Tito’s opinions are strong, clear and definitive. For example, he hates to cut bangs on women, since that’s something that doesn’t fit many women.

– You must have a “bang brow” to have bangs, but many women with bangs don’t have that kind of a brow. Men also don’t like women with bangs, since a girl with bangs is a signal of independence.

He draws parallels to Italy in his theory, because “Italians do not like redheads, blondes only”. He loves the blonde himself, and he doesn’t want to turn anyone black-haired.

– I keep Sweden blonde, I should get a diploma for that, he laughs.
There are several reasons to like the blonde, one being that blondes do not have to wear makeup like black-haired, and they also look healthier.

– A punk rocker can be dark, but a “city girl” should have lighter hair, the scale is wide and goes from blonde to gold to white, but white is pornographic and I don’t like that. I prefer the golden blonde.

At last, what are your sources of inspiration? For that question there is no time for consideration because Tito likes the classic:

– Anita Ekberg, Sophia Loren, and Bette Davies. Perhaps a mixture of the three.
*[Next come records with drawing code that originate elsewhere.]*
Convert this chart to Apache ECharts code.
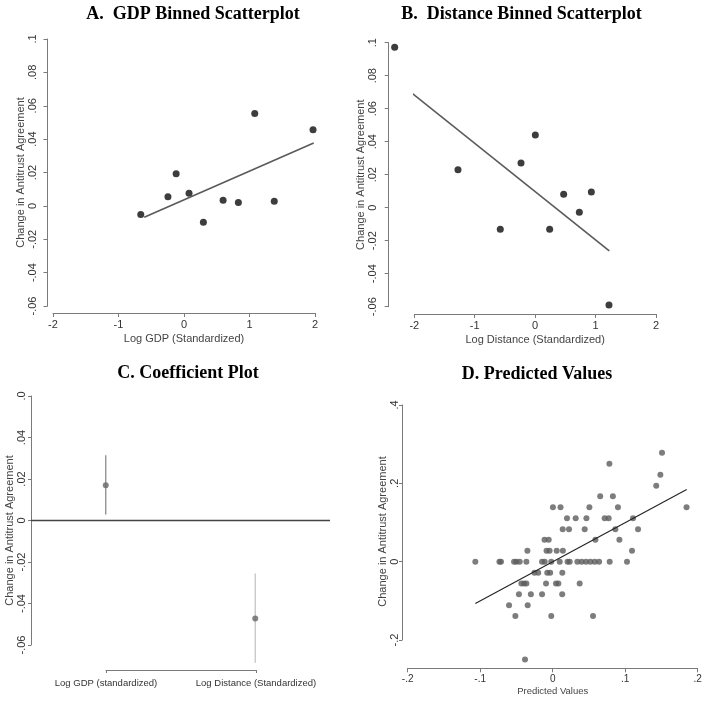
<!DOCTYPE html>
<html><head><meta charset="utf-8">
<script src="https://cdn.jsdelivr.net/npm/echarts@6/dist/echarts.min.js"></script>
<style>html,body{margin:0;padding:0;background:#fff}#c{width:714px;height:710px}</style>
</head><body><div id="c"></div>
<script>
// Panel A: GDP binned scatter
const gdpX = [-0.66, -0.245, -0.12, 0.077, 0.296, 0.597, 0.83, 1.08, 1.378, 1.97];
const gdpY = [-0.0052, 0.0054, 0.0193, 0.0076, -0.0098, 0.0034, 0.002, 0.0554, 0.0028, 0.0456];
const gdpFitX = [-0.607, 1.98];
const gdpFitY = [-0.0068, 0.0377];
// Panel B: Distance binned scatter
const distX = [-2.325, -1.277, -0.577, -0.234, 0.003, 0.24, 0.472, 0.731, 0.93, 1.222];
const distY = [0.0972, 0.0230, -0.0131, 0.0271, 0.0440, -0.0131, 0.0081, -0.0028, 0.0095, -0.059];
const distFitX = [-2.325, 1.227];
const distFitY = [0.0778, -0.0261];
// Panel C: coefficients
const coefNames = ['Log GDP (standardized)', 'Log Distance (Standardized)'];
const coefEst = [0.017, -0.0472];
const coefLow = [0.0029, -0.0686];
const coefHigh = [0.0315, -0.0255];
// Panel D: predicted vs actual
const predX = [0.1508, 0.0782, 0.1485, 0.1428, 0.0655, 0.083,
  0.0003, 0.0108, 0.0506, 0.09, 0.1846,
  0.0197, 0.0317, 0.0465, 0.0717, 0.0772, 0.1108,
  0.0138, 0.0225, 0.0441, 0.0864, 0.1177,
  -0.0113, -0.0055, 0.0589, 0.092,
  -0.0349, -0.0085, -0.0043, 0.0055, 0.014, 0.1094,
  -0.1067, -0.0735, -0.0713, -0.0533, -0.0501, -0.0455, -0.0363, -0.0147, -0.011, -0.002, 0.0097, 0.0205, 0.0235, 0.034, 0.040, 0.046, 0.052, 0.058, 0.064, 0.0786, 0.1025,
  -0.0252, -0.02, -0.0075, -0.0035, 0.0133,
  -0.0432, -0.0395, -0.0363, -0.0092, 0.0045, 0.0078, 0.0372,
  -0.0466, -0.0301, -0.0147, 0.0131,
  -0.0602, -0.0345,
  -0.0515, -0.002, 0.0556,
  -0.0382];
const actY = [0.278, 0.25, 0.222, 0.194, 0.167, 0.167,
  0.139, 0.139, 0.139, 0.139, 0.139,
  0.111, 0.111, 0.111, 0.111, 0.111, 0.111,
  0.083, 0.083, 0.083, 0.083, 0.083,
  0.056, 0.056, 0.056, 0.056,
  0.028, 0.028, 0.028, 0.028, 0.028, 0.028,
  0, 0, 0, 0, 0, 0, 0, 0, 0, 0, 0, 0, 0, 0, 0, 0, 0, 0, 0, 0, 0,
  -0.028, -0.028, -0.028, -0.028, -0.028,
  -0.056, -0.056, -0.056, -0.056, -0.056, -0.056, -0.056,
  -0.083, -0.083, -0.083, -0.083,
  -0.111, -0.111,
  -0.139, -0.139, -0.139,
  -0.25];
const predFitX = [-0.1067, 0.1848];
const predFitY = [-0.107, 0.184];
// Tick labels
const yTicksAB = ['-.06', '-.04', '-.02', '0', '.02', '.04', '.06', '.08', '.1'];
const xTicksAB = ['-2', '-1', '0', '1', '2'];
const yTicksC = ['-.06', '-.04', '-.02', '0', '.02', '.04', '.0'];
const yTicksD = ['-.2', '0', '.2', '.4'];
const xTicksD = ['-.2', '-.1', '0', '.1', '.2'];
const yName = 'Change in Antitrust Agreement';

const zip = (a, b) => a.map((v, i) => [v, b[i]]);
const SANS = '"Liberation Sans", Arial, sans-serif';
const axLine = {show: true, onZero: false, lineStyle: {color: '#7a7a7a', width: 1}};
const lab = (arr, min, step, extra) => Object.assign({
  color: '#333', fontSize: 11, fontFamily: SANS,
  formatter: v => arr[Math.round((v - min) / step)]
}, extra || {});
const nameStyle = {color: '#444', fontSize: 11, fontFamily: SANS};

function yAx(idx, min, max, step, arr, offset, margin, gap, extra, namePad) {
  return Object.assign({
    type: 'value', gridIndex: idx, min: min, max: max, interval: step, offset: offset,
    axisLine: axLine, axisTick: {show: true, length: 4, lineStyle: {color: '#7a7a7a'}},
    splitLine: {show: false},
    axisLabel: lab(arr, min, step, {rotate: 90, margin: margin}),
    name: yName, nameLocation: 'middle', nameRotate: 90, nameGap: gap,
    nameTextStyle: Object.assign({}, nameStyle, namePad ? {padding: namePad} : {})
  }, extra || {});
}
function xAx(idx, min, max, step, arr, offset, margin, name, gap, nameSize, labSize) {
  return {
    type: 'value', gridIndex: idx, min: min, max: max, interval: step, offset: offset,
    axisLine: axLine, axisTick: {show: true, length: 4, lineStyle: {color: '#7a7a7a'}},
    splitLine: {show: false},
    axisLabel: lab(arr, min, step, {margin: margin, fontSize: labSize || 11}),
    name: name, nameLocation: 'middle', nameGap: gap,
    nameTextStyle: Object.assign({}, nameStyle, {fontSize: nameSize || 11})
  };
}

const chart = echarts.init(document.getElementById('c'), null, {renderer: 'canvas'});
const titleFont = 'bold 18px "Liberation Serif", "Times New Roman", serif';
chart.setOption({
  animation: false,
  backgroundColor: '#fff',
  graphic: [
    {type: 'text', x: 193, y: 14, style: {text: 'A.  GDP Binned Scatterplot', font: titleFont, fill: '#000', align: 'center', verticalAlign: 'middle'}},
    {type: 'text', x: 521.5, y: 14, style: {text: 'B.  Distance Binned Scatterplot', font: titleFont, fill: '#000', align: 'center', verticalAlign: 'middle'}},
    {type: 'text', x: 188, y: 373, style: {text: 'C. Coefficient Plot', font: titleFont, fill: '#000', align: 'center', verticalAlign: 'middle'}},
    {type: 'text', x: 537, y: 374, style: {text: 'D. Predicted Values', font: titleFont, fill: '#000', align: 'center', verticalAlign: 'middle'}}
  ],
  grid: [
    {left: 53, top: 39, width: 262, height: 267},
    {left: 414.3, top: 42.7, width: 241.7, height: 264},
    {left: 31, top: 396, width: 299, height: 249},
    {left: 106, top: 396, width: 150, height: 249},
    {left: 407.7, top: 405, width: 290, height: 235}
  ],
  xAxis: [
    xAx(0, -2, 2, 1, xTicksAB, 7, 6, 'Log GDP (Standardized)', 20),
    xAx(1, -2, 2, 1, xTicksAB, 7.3, 6, 'Log Distance (Standardized)', 20),
    {type: 'category', gridIndex: 2, data: coefNames, boundaryGap: true, show: false},
    {type: 'category', gridIndex: 3, data: coefNames, boundaryGap: false, offset: 25,
      axisLine: axLine, axisTick: {show: true, length: 3, lineStyle: {color: '#7a7a7a'}},
      axisLabel: {color: '#333', fontSize: 9.5, fontFamily: SANS, margin: 8, interval: 0}},
    xAx(4, -0.2, 0.2, 0.1, xTicksD, 28.3, 6, 'Predicted Values', 18, 9.5, 10)
  ],
  yAxis: [
    yAx(0, -0.06, 0.1, 0.02, yTicksAB, 5.5, 9, 21),
    yAx(1, -0.06, 0.1, 0.02, yTicksAB, 25.6, 10, 22),
    yAx(2, -0.06, 0.06, 0.02, yTicksC, 0, 4, 13, {axisTick: {show: true, length: 3, lineStyle: {color: '#7a7a7a'}}}, [0, 20, 0, 0]),
    {type: 'value', gridIndex: 3, min: -0.06, max: 0.06, show: false},
    yAx(4, -0.2, 0.4, 0.2, yTicksD, 5.7, 2, 12.5, {axisTick: {show: true, length: 3, lineStyle: {color: '#7a7a7a'}}}, [0, 18, 0, 0])
  ],
  series: [
    {type: 'line', xAxisIndex: 0, yAxisIndex: 0, data: zip(gdpFitX, gdpFitY), showSymbol: false, symbol: 'none',
      lineStyle: {color: '#5a5a5a', width: 1.6}, clip: false, silent: true},
    {type: 'scatter', xAxisIndex: 0, yAxisIndex: 0, data: zip(gdpX, gdpY), symbolSize: 7,
      itemStyle: {color: '#0d0d0d'}, clip: false},
    {type: 'line', xAxisIndex: 1, yAxisIndex: 1, data: zip(distFitX, distFitY), showSymbol: false, symbol: 'none',
      lineStyle: {color: '#5a5a5a', width: 1.6}, clip: false, silent: true},
    {type: 'scatter', xAxisIndex: 1, yAxisIndex: 1, data: zip(distX, distY), symbolSize: 7,
      itemStyle: {color: '#0d0d0d'}, clip: false},
    {type: 'custom', xAxisIndex: 2, yAxisIndex: 2,
      data: coefNames.map((n, i) => [i, coefLow[i], coefHigh[i]]),
      renderItem: (params, api) => {
        const i = api.value(0);
        const p1 = api.coord([i, api.value(1)]);
        const p2 = api.coord([i, api.value(2)]);
        return {type: 'line', shape: {x1: p1[0], y1: p1[1], x2: p2[0], y2: p2[1]},
          style: {stroke: i === 0 ? '#8a8a8a' : '#c4c4c4', lineWidth: 1.3}};
      }},
    {type: 'scatter', xAxisIndex: 2, yAxisIndex: 2, data: coefEst, symbolSize: 6,
      itemStyle: {color: '#666'},
      markLine: {silent: true, symbol: 'none', label: {show: false},
        lineStyle: {color: '#444', width: 1.3, type: 'solid'}, data: [{yAxis: 0}]}},
    {type: 'scatter', xAxisIndex: 4, yAxisIndex: 4, data: zip(predX, actY), symbolSize: 6,
      itemStyle: {color: '#5c5c5c'}, clip: false},
    {type: 'line', xAxisIndex: 4, yAxisIndex: 4, data: zip(predFitX, predFitY), showSymbol: false, symbol: 'none',
      lineStyle: {color: '#222', width: 1.1}, clip: false, silent: true}
  ]
});
</script></body></html>
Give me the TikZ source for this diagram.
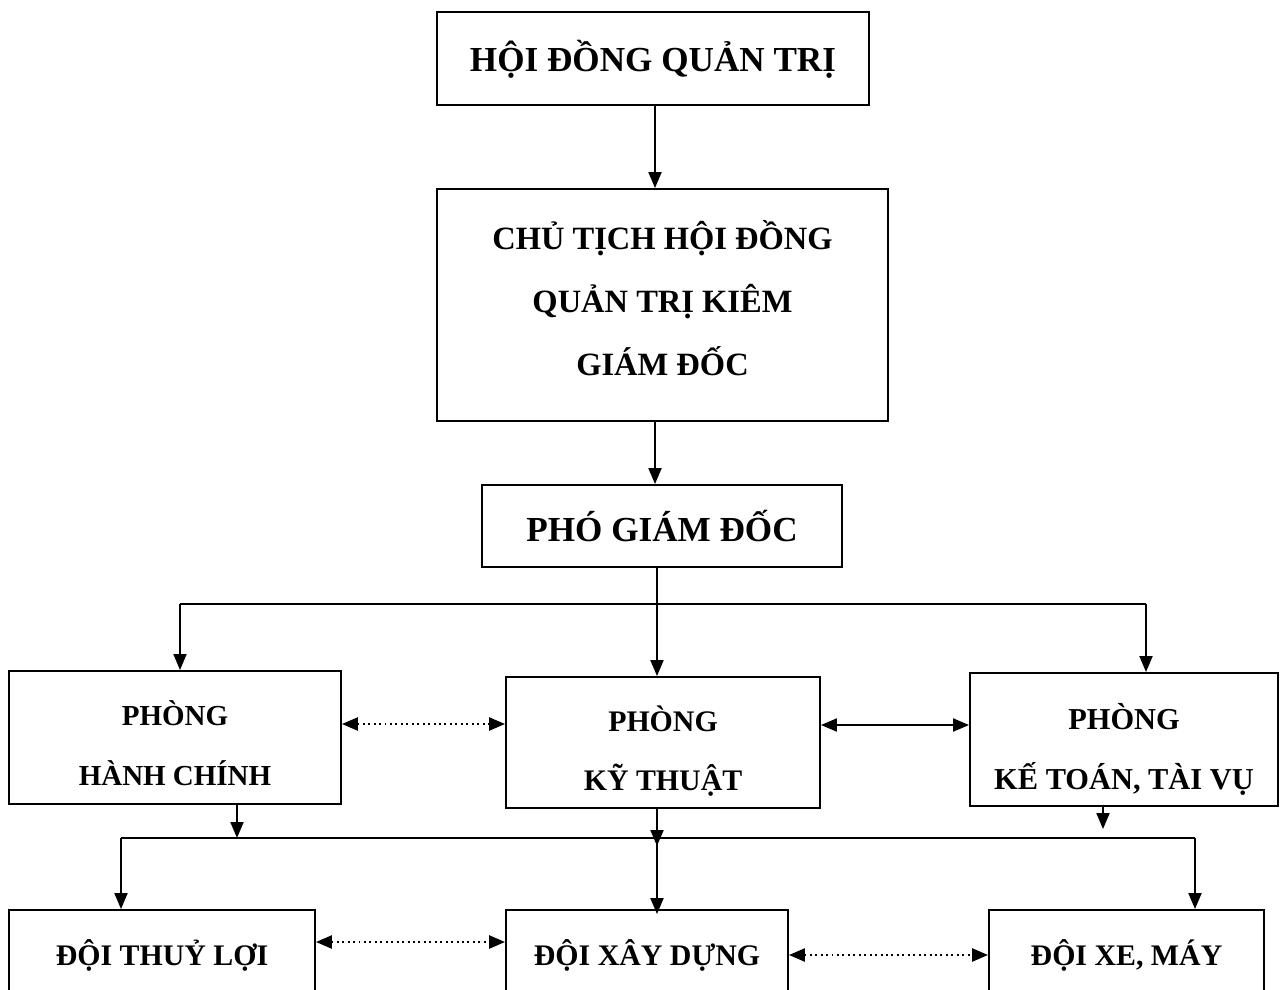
\documentclass[tikz,border=0pt]{standalone}
\usepackage{fontspec}
\setmainfont{Liberation Serif}
\usetikzlibrary{arrows.meta}
\tikzstyle{box} = [draw, rectangle, line width = 1.1pt, inner sep = 0pt]
\tikzstyle{big} = [align = center, font = \bfseries\fontsize{20}{35.7}\selectfont]
\tikzstyle{small} = [align = center, font = \bfseries\fontsize{17}{34}\selectfont]
\tikzstyle{link} = [line width = 1.1pt, -{Triangle[length = 0.32cm, width = 0.26cm]}]
\tikzstyle{both} = [line width = 1.1pt, {Triangle[length = 0.32cm, width = 0.26cm]}-{Triangle[length = 0.32cm, width = 0.26cm]}]
\tikzstyle{dots} = [both, dotted, line width = 1.4pt]

\begin{document}
\begin{tikzpicture}[x = 0.02cm, y = -0.02cm]
        \useasboundingbox (0, 0) rectangle (1284, 990);
        \clip (0, 0) rectangle (1284, 990);

        \node [box, minimum width = 8.64cm, minimum height = 1.86cm,
                label = {[big, yshift = -0.02cm] center:{HỘI ĐỒNG QUẢN TRỊ}}] (hdqt) at (653, 58.5) {};
        \node [box, minimum width = 9.02cm, minimum height = 4.64cm,
                label = {[big, font = \bfseries\fontsize{18.5}{35.7}\selectfont, yshift = 0.14cm]
                center:{CHỦ TỊCH HỘI ĐỒNG\\QUẢN TRỊ KIÊM\\GIÁM ĐỐC}}] (ct) at (662.5, 305) {};
        \node [box, minimum width = 7.2cm, minimum height = 1.64cm,
                label = {[big] center:{PHÓ GIÁM ĐỐC}}] (pgd) at (662, 526) {};

        \node [box, minimum width = 6.64cm, minimum height = 2.66cm,
                label = {[small, font = \bfseries\fontsize{16.5}{34}\selectfont, yshift = -0.11cm]
                center:{PHÒNG\\HÀNH CHÍNH}}] (hc) at (175, 737.5) {};
        \node [box, minimum width = 6.28cm, minimum height = 2.62cm,
                label = {[small, yshift = -0.17cm] center:{PHÒNG\\KỸ THUẬT}}] (kt) at (663, 742.5) {};
        \node [box, minimum width = 6.16cm, minimum height = 2.66cm,
                label = {[small, font = \bfseries\fontsize{17.3}{34}\selectfont, yshift = -0.2cm]
                center:{PHÒNG\\KẾ TOÁN, TÀI VỤ}}] (kttv) at (1124, 739.5) {};

        \node [box, minimum width = 6.12cm, minimum height = 1.8cm,
                label = {[small] center:{ĐỘI THUỶ LỢI}}] (dtl) at (162, 955) {};
        \node [box, minimum width = 5.64cm, minimum height = 1.8cm,
                label = {[small] center:{ĐỘI XÂY DỰNG}}] (dxd) at (647, 955) {};
        \node [box, minimum width = 5.5cm, minimum height = 1.8cm,
                label = {[small] center:{ĐỘI XE, MÁY}}] (dxm) at (1126.5, 955) {};

        \coordinate (top) at (655, 0);
        \draw [link] (hdqt.south -| top) -- (ct.north -| top);
        \draw [link] (ct.south -| top) -- (pgd.north -| top);

        \coordinate (bus) at (657, 604);
        \coordinate (busl) at (180, 604);
        \coordinate (busr) at (1146, 604);
        \draw [line width = 1.1pt] (pgd.south -| bus) -- (bus);
        \draw [line width = 1.1pt] (busl) -- (busr);
        \draw [link] (busl) -- (hc.north -| busl);
        \draw [link] (bus) -- (kt.north -| bus);
        \draw [link] (busr) -- (kttv.north -| busr);

        \coordinate (rail) at (657, 838);
        \coordinate (raill) at (121, 838);
        \coordinate (railr) at (1195, 838);
        \draw [line width = 1.1pt] (raill) -- (railr);
        \draw [link] (hc.south -| 237, 0) -- (237, 838);
        \draw [link] (kt.south -| rail) -- (657, 846);
        \draw [link] (kttv.south -| 1103, 0) -- (1103, 829);
        \draw [link] (raill) -- (dtl.north -| raill);
        \draw [link] (rail) -- ([yshift = -0.1cm] dxd.north -| rail);
        \draw [link] (railr) -- (dxm.north -| railr);

        \draw [dots] (hc.east |- 0, 724) -- (kt.west |- 0, 724);
        \draw [both] (kt.east |- 0, 725) -- (kttv.west |- 0, 725);
        \draw [dots] (dtl.east |- 0, 942) -- (dxd.west |- 0, 942);
        \draw [dots] (dxd.east |- 0, 955) -- (dxm.west |- 0, 955);
    \end{tikzpicture}
\end{document}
And Paul Newman, James Dean, and Clark Gable.


About Tito Frez

Name: Tito Frez.
Profession: Multi artist, stylist and one of the last “celebrity stylists”.
Born: 1962
Lives: Gärdet.
Motto: “I decide – not the customer”
Website: titos.se

3 quick questions to Tito

Curly or straight?
Straight. “I hate curly hair, it works on the playa, but in the city your hair should be well blow-dried and well-groomed”.

Blonde or dark?
Blonde. When he was young he had a hard time finding a hairdresser willing to bleach his black hair.

Haircut or shaved head for men?
It looks good with a shaved head if the head shape is right. The clothing style gives important signals, “you are calmer if you meet someone in a fur coat than with black boots”.